◆ **DATA SEGMENT**
◆ ◆ ◆

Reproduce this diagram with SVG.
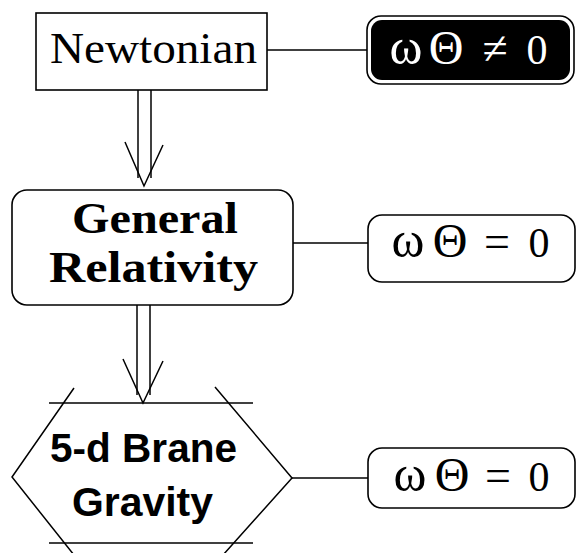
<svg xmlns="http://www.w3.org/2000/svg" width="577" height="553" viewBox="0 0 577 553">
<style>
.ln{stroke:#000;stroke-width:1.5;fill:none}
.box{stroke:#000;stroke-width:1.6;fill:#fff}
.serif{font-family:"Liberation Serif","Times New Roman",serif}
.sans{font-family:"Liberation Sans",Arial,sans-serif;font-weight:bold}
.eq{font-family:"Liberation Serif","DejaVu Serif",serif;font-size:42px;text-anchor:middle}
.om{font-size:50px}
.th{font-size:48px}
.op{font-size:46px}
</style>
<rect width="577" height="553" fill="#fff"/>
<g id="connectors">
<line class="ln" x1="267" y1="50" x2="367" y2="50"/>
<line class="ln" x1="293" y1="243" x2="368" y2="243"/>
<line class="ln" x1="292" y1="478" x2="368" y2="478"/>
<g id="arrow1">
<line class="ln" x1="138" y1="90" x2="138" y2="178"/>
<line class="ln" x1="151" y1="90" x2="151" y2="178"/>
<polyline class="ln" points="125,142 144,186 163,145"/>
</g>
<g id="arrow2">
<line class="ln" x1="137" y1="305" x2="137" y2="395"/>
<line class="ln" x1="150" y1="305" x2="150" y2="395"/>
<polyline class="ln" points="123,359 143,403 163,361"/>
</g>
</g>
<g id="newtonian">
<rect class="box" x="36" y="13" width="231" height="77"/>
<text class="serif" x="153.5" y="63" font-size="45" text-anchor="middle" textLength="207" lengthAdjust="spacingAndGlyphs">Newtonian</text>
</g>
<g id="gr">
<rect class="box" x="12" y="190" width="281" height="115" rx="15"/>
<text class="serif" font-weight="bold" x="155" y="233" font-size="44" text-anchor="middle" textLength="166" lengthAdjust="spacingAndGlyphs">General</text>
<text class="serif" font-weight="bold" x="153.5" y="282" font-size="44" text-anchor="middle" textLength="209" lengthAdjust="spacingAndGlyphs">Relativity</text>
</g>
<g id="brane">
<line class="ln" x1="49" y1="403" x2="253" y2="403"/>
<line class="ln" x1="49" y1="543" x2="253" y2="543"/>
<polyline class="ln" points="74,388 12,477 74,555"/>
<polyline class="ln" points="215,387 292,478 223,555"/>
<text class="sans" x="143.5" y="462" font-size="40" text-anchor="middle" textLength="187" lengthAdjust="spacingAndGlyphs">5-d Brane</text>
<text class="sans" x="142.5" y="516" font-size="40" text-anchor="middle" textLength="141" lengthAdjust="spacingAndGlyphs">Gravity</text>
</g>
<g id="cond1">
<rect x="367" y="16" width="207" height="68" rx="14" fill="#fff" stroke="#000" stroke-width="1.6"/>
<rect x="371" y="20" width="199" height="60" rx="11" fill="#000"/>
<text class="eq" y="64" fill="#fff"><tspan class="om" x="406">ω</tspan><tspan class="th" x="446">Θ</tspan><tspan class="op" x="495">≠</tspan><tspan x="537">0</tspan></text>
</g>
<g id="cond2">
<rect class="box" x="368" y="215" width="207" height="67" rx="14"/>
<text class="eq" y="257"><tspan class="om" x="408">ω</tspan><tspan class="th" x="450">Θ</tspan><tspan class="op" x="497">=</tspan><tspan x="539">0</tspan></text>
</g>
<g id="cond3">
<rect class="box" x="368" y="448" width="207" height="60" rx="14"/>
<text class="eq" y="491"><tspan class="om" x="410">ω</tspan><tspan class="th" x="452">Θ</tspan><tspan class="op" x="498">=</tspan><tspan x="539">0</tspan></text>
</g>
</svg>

◆ ◆ ◆

◆ **THE TASK**
Retype each line of the listing above word for word. Exclude the pictures.

◆ **COMPLETE RESPONSE**
Reproduce this diagram with SVG.
<svg xmlns="http://www.w3.org/2000/svg" width="577" height="553" viewBox="0 0 577 553">
<style>
.ln{stroke:#000;stroke-width:1.5;fill:none}
.box{stroke:#000;stroke-width:1.6;fill:#fff}
.serif{font-family:"Liberation Serif","Times New Roman",serif}
.sans{font-family:"Liberation Sans",Arial,sans-serif;font-weight:bold}
.eq{font-family:"Liberation Serif","DejaVu Serif",serif;font-size:42px;text-anchor:middle}
.om{font-size:50px}
.th{font-size:48px}
.op{font-size:46px}
</style>
<rect width="577" height="553" fill="#fff"/>
<g id="connectors">
<line class="ln" x1="267" y1="50" x2="367" y2="50"/>
<line class="ln" x1="293" y1="243" x2="368" y2="243"/>
<line class="ln" x1="292" y1="478" x2="368" y2="478"/>
<g id="arrow1">
<line class="ln" x1="138" y1="90" x2="138" y2="178"/>
<line class="ln" x1="151" y1="90" x2="151" y2="178"/>
<polyline class="ln" points="125,142 144,186 163,145"/>
</g>
<g id="arrow2">
<line class="ln" x1="137" y1="305" x2="137" y2="395"/>
<line class="ln" x1="150" y1="305" x2="150" y2="395"/>
<polyline class="ln" points="123,359 143,403 163,361"/>
</g>
</g>
<g id="newtonian">
<rect class="box" x="36" y="13" width="231" height="77"/>
<text class="serif" x="153.5" y="63" font-size="45" text-anchor="middle" textLength="207" lengthAdjust="spacingAndGlyphs">Newtonian</text>
</g>
<g id="gr">
<rect class="box" x="12" y="190" width="281" height="115" rx="15"/>
<text class="serif" font-weight="bold" x="155" y="233" font-size="44" text-anchor="middle" textLength="166" lengthAdjust="spacingAndGlyphs">General</text>
<text class="serif" font-weight="bold" x="153.5" y="282" font-size="44" text-anchor="middle" textLength="209" lengthAdjust="spacingAndGlyphs">Relativity</text>
</g>
<g id="brane">
<line class="ln" x1="49" y1="403" x2="253" y2="403"/>
<line class="ln" x1="49" y1="543" x2="253" y2="543"/>
<polyline class="ln" points="74,388 12,477 74,555"/>
<polyline class="ln" points="215,387 292,478 223,555"/>
<text class="sans" x="143.5" y="462" font-size="40" text-anchor="middle" textLength="187" lengthAdjust="spacingAndGlyphs">5-d Brane</text>
<text class="sans" x="142.5" y="516" font-size="40" text-anchor="middle" textLength="141" lengthAdjust="spacingAndGlyphs">Gravity</text>
</g>
<g id="cond1">
<rect x="367" y="16" width="207" height="68" rx="14" fill="#fff" stroke="#000" stroke-width="1.6"/>
<rect x="371" y="20" width="199" height="60" rx="11" fill="#000"/>
<text class="eq" y="64" fill="#fff"><tspan class="om" x="406">ω</tspan><tspan class="th" x="446">Θ</tspan><tspan class="op" x="495">≠</tspan><tspan x="537">0</tspan></text>
</g>
<g id="cond2">
<rect class="box" x="368" y="215" width="207" height="67" rx="14"/>
<text class="eq" y="257"><tspan class="om" x="408">ω</tspan><tspan class="th" x="450">Θ</tspan><tspan class="op" x="497">=</tspan><tspan x="539">0</tspan></text>
</g>
<g id="cond3">
<rect class="box" x="368" y="448" width="207" height="60" rx="14"/>
<text class="eq" y="491"><tspan class="om" x="410">ω</tspan><tspan class="th" x="452">Θ</tspan><tspan class="op" x="498">=</tspan><tspan x="539">0</tspan></text>
</g>
</svg>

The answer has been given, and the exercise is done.